Repeat exactly the lines of the entries below from the one with "Reproduce this chart with D3.js." through the one with "var sizes = [55, 120, 75, 85, 100, 100];", both ends included, and nothing else.

(Records contained in a dataset)
■ ■ ■ ■ ■ ■ ■

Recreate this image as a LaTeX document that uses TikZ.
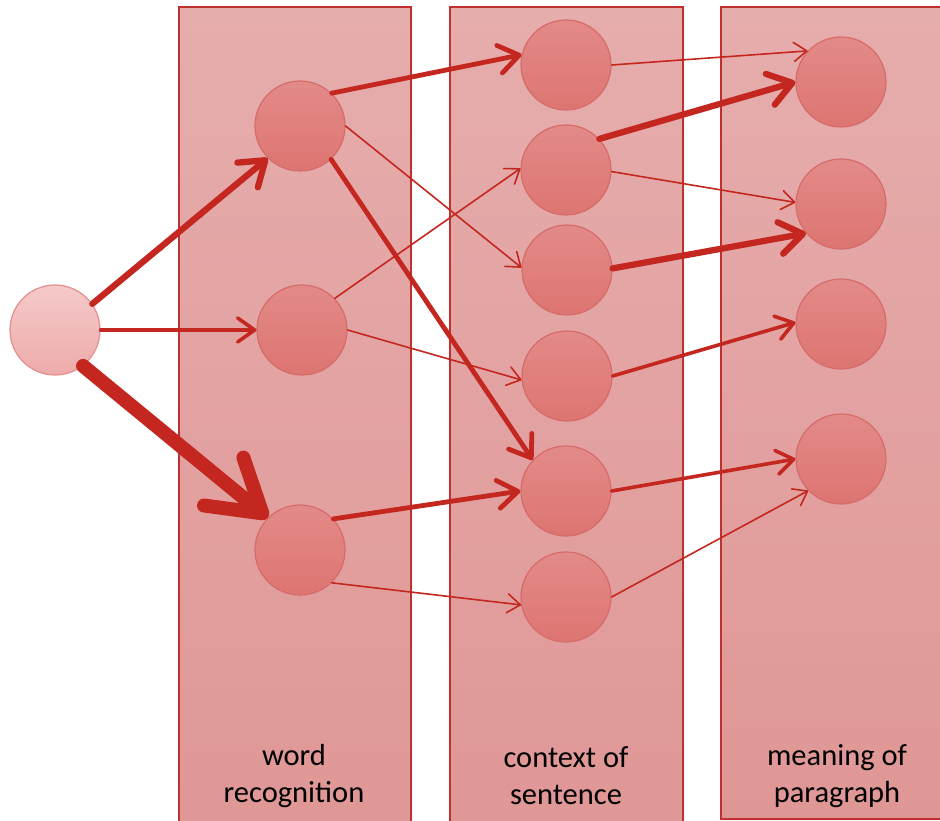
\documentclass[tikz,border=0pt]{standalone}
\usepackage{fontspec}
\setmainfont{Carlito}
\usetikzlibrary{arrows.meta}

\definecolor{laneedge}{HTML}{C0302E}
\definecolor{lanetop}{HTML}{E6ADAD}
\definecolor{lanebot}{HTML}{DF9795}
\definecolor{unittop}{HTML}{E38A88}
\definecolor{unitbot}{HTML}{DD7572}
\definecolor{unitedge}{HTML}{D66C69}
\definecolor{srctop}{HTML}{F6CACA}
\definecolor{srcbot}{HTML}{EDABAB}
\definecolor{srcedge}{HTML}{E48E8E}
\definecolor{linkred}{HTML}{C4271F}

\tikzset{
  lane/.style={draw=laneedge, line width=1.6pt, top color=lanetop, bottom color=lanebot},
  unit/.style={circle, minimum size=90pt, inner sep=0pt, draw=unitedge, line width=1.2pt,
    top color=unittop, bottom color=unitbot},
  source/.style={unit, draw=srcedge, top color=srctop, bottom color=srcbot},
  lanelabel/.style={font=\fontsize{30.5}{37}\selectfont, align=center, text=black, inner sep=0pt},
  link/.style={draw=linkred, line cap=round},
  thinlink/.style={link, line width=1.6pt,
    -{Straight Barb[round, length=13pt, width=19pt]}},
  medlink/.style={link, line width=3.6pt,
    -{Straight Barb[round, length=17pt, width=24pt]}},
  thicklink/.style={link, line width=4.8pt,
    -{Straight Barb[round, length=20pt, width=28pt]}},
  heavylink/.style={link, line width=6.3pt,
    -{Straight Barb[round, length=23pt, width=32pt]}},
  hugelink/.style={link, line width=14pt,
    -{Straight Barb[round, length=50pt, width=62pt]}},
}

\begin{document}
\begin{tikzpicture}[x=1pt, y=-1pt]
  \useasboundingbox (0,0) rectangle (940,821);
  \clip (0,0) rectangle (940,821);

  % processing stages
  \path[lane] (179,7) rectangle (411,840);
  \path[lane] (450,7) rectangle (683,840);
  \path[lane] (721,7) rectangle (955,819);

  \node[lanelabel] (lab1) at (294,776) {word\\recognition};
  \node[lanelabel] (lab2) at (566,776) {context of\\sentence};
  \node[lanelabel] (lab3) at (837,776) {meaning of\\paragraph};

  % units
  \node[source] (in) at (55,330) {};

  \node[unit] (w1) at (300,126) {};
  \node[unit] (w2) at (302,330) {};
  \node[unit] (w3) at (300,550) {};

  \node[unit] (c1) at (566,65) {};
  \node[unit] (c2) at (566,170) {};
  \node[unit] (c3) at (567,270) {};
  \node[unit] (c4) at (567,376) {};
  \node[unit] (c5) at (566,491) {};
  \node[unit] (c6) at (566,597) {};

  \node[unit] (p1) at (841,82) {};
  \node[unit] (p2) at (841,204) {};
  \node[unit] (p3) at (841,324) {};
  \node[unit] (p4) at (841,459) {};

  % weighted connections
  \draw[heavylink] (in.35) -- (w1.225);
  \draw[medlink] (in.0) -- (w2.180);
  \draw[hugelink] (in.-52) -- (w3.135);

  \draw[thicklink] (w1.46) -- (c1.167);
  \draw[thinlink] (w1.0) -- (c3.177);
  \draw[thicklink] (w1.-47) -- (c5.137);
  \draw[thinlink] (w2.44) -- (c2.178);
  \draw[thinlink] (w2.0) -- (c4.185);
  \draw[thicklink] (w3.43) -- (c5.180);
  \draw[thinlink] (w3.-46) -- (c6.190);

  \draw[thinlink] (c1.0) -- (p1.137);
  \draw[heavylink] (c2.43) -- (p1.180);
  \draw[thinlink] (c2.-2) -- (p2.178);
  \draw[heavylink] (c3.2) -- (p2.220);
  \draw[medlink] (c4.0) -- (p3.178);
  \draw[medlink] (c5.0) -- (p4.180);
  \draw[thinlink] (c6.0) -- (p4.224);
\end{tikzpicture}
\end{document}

■ ■ ■ ■ ■ ■ ■

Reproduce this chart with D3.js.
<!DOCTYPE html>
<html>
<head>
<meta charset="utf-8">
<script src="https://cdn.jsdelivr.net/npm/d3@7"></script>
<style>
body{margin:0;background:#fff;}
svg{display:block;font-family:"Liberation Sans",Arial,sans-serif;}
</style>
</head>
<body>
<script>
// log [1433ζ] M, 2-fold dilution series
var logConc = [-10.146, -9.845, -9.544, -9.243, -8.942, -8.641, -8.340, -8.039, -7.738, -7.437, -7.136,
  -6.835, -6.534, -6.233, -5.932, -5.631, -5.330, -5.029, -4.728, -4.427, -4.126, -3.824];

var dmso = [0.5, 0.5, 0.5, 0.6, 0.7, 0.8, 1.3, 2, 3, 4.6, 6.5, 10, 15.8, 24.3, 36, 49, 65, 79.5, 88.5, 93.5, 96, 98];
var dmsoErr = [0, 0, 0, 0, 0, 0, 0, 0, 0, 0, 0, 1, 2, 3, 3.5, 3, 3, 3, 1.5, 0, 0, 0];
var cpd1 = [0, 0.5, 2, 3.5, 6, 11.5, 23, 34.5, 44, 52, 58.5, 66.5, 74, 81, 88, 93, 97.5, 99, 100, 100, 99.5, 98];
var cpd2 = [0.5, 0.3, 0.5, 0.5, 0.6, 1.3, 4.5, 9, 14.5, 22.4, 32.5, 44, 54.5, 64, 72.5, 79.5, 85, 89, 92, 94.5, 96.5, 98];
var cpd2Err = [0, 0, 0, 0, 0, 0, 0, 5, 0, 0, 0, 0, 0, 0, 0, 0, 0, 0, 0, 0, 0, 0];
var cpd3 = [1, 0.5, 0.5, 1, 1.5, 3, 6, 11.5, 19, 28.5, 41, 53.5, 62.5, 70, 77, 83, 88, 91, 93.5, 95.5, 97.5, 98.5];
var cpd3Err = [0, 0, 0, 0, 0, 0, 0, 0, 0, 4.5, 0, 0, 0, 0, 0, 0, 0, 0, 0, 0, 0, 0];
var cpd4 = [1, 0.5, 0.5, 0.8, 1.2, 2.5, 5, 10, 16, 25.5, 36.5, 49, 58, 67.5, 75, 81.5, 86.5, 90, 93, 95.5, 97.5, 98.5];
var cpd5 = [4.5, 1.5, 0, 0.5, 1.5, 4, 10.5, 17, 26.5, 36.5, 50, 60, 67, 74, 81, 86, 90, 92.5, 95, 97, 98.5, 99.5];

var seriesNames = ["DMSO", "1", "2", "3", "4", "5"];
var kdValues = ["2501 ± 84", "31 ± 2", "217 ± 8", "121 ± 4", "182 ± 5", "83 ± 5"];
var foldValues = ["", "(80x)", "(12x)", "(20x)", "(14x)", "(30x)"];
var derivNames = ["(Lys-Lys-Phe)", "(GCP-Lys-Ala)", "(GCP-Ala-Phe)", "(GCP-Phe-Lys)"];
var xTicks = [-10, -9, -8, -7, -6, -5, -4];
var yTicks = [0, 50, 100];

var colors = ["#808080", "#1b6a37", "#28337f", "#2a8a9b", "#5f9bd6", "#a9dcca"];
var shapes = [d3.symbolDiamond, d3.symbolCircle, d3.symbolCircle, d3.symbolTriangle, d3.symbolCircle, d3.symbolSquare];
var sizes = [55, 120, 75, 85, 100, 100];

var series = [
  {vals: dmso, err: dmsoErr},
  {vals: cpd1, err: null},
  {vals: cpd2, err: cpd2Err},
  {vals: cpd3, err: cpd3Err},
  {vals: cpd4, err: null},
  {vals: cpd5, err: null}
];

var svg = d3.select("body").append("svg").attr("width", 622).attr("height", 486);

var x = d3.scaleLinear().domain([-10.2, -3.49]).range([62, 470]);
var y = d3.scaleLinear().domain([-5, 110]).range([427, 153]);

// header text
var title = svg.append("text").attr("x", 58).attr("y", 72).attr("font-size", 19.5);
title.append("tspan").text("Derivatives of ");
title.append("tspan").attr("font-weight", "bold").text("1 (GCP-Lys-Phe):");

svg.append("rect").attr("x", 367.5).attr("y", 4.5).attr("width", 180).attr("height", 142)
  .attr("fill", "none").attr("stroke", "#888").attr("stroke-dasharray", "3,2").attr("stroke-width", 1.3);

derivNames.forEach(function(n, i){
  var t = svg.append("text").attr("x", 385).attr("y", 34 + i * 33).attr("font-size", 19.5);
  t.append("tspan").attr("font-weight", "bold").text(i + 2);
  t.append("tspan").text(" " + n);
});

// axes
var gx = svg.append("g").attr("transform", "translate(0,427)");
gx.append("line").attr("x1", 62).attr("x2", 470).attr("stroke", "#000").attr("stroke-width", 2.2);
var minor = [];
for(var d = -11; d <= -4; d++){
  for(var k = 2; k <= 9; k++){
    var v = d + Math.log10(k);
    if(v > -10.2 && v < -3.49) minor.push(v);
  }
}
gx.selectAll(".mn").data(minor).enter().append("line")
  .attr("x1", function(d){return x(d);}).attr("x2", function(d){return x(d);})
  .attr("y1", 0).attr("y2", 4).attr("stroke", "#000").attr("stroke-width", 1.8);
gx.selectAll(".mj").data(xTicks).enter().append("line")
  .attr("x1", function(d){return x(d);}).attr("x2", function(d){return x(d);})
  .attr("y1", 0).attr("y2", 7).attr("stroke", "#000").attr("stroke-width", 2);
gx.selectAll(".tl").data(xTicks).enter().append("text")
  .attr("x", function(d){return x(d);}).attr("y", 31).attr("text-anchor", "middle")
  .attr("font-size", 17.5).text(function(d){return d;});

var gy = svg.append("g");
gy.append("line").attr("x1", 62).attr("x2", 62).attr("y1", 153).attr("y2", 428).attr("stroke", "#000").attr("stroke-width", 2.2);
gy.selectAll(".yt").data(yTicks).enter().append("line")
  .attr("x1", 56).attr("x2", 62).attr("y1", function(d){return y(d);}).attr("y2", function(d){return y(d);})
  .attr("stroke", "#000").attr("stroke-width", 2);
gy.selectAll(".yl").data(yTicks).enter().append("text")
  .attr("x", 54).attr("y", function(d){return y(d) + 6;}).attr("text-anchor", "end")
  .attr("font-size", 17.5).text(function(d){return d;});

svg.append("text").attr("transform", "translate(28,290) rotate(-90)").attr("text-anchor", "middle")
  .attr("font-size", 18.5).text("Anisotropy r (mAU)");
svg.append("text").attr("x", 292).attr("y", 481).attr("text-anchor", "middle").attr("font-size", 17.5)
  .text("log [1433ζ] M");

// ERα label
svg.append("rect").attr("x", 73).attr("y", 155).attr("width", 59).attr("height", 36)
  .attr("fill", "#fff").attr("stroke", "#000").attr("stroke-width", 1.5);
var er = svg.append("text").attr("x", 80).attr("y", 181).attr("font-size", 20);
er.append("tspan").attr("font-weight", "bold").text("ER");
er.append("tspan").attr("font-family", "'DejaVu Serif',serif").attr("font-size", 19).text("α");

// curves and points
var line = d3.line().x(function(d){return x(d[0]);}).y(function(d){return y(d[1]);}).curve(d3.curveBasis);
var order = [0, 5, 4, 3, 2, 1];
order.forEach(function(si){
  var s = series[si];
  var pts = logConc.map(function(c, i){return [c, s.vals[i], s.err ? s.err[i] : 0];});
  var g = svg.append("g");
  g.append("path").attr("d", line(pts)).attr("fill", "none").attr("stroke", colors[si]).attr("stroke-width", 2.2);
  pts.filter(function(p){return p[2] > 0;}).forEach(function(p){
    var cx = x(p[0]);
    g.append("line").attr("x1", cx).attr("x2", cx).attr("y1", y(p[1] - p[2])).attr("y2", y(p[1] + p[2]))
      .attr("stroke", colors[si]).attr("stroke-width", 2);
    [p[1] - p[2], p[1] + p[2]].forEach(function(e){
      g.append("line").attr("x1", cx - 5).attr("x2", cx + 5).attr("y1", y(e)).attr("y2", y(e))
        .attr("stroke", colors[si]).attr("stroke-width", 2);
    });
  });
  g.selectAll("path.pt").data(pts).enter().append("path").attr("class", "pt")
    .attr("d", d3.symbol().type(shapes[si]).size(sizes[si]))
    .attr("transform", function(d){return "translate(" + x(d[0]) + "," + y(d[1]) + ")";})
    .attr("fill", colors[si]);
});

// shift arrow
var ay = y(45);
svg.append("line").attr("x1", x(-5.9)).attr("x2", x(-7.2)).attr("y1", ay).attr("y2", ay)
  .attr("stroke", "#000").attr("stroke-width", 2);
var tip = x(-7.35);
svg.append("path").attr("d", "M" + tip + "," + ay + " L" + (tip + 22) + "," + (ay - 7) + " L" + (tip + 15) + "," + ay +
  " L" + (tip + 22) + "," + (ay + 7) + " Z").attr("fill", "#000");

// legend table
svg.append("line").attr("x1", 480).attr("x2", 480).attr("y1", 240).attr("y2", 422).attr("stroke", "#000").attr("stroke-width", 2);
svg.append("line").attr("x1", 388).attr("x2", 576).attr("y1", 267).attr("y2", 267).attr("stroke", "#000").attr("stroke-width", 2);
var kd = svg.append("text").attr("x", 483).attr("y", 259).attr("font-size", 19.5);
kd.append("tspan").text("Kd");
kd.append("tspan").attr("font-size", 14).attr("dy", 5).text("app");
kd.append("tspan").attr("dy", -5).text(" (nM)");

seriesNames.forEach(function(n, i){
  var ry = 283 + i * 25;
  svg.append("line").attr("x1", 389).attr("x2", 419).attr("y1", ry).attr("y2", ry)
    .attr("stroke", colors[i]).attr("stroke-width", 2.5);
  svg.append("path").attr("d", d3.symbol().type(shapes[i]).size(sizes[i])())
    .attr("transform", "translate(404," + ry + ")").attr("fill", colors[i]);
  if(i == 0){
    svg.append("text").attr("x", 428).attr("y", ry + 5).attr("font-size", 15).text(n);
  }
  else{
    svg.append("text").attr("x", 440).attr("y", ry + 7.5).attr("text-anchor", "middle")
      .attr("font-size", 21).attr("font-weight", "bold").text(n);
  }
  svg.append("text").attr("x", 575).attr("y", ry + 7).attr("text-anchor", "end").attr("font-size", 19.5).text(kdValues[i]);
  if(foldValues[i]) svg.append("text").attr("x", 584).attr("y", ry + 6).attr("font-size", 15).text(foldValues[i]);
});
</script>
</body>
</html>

■ ■ ■ ■ ■ ■ ■

SOLUTION:
Reproduce this chart with D3.js.
<!DOCTYPE html>
<html>
<head>
<meta charset="utf-8">
<script src="https://cdn.jsdelivr.net/npm/d3@7"></script>
<style>
body{margin:0;background:#fff;}
svg{display:block;font-family:"Liberation Sans",Arial,sans-serif;}
</style>
</head>
<body>
<script>
// log [1433ζ] M, 2-fold dilution series
var logConc = [-10.146, -9.845, -9.544, -9.243, -8.942, -8.641, -8.340, -8.039, -7.738, -7.437, -7.136,
  -6.835, -6.534, -6.233, -5.932, -5.631, -5.330, -5.029, -4.728, -4.427, -4.126, -3.824];

var dmso = [0.5, 0.5, 0.5, 0.6, 0.7, 0.8, 1.3, 2, 3, 4.6, 6.5, 10, 15.8, 24.3, 36, 49, 65, 79.5, 88.5, 93.5, 96, 98];
var dmsoErr = [0, 0, 0, 0, 0, 0, 0, 0, 0, 0, 0, 1, 2, 3, 3.5, 3, 3, 3, 1.5, 0, 0, 0];
var cpd1 = [0, 0.5, 2, 3.5, 6, 11.5, 23, 34.5, 44, 52, 58.5, 66.5, 74, 81, 88, 93, 97.5, 99, 100, 100, 99.5, 98];
var cpd2 = [0.5, 0.3, 0.5, 0.5, 0.6, 1.3, 4.5, 9, 14.5, 22.4, 32.5, 44, 54.5, 64, 72.5, 79.5, 85, 89, 92, 94.5, 96.5, 98];
var cpd2Err = [0, 0, 0, 0, 0, 0, 0, 5, 0, 0, 0, 0, 0, 0, 0, 0, 0, 0, 0, 0, 0, 0];
var cpd3 = [1, 0.5, 0.5, 1, 1.5, 3, 6, 11.5, 19, 28.5, 41, 53.5, 62.5, 70, 77, 83, 88, 91, 93.5, 95.5, 97.5, 98.5];
var cpd3Err = [0, 0, 0, 0, 0, 0, 0, 0, 0, 4.5, 0, 0, 0, 0, 0, 0, 0, 0, 0, 0, 0, 0];
var cpd4 = [1, 0.5, 0.5, 0.8, 1.2, 2.5, 5, 10, 16, 25.5, 36.5, 49, 58, 67.5, 75, 81.5, 86.5, 90, 93, 95.5, 97.5, 98.5];
var cpd5 = [4.5, 1.5, 0, 0.5, 1.5, 4, 10.5, 17, 26.5, 36.5, 50, 60, 67, 74, 81, 86, 90, 92.5, 95, 97, 98.5, 99.5];

var seriesNames = ["DMSO", "1", "2", "3", "4", "5"];
var kdValues = ["2501 ± 84", "31 ± 2", "217 ± 8", "121 ± 4", "182 ± 5", "83 ± 5"];
var foldValues = ["", "(80x)", "(12x)", "(20x)", "(14x)", "(30x)"];
var derivNames = ["(Lys-Lys-Phe)", "(GCP-Lys-Ala)", "(GCP-Ala-Phe)", "(GCP-Phe-Lys)"];
var xTicks = [-10, -9, -8, -7, -6, -5, -4];
var yTicks = [0, 50, 100];

var colors = ["#808080", "#1b6a37", "#28337f", "#2a8a9b", "#5f9bd6", "#a9dcca"];
var shapes = [d3.symbolDiamond, d3.symbolCircle, d3.symbolCircle, d3.symbolTriangle, d3.symbolCircle, d3.symbolSquare];
var sizes = [55, 120, 75, 85, 100, 100];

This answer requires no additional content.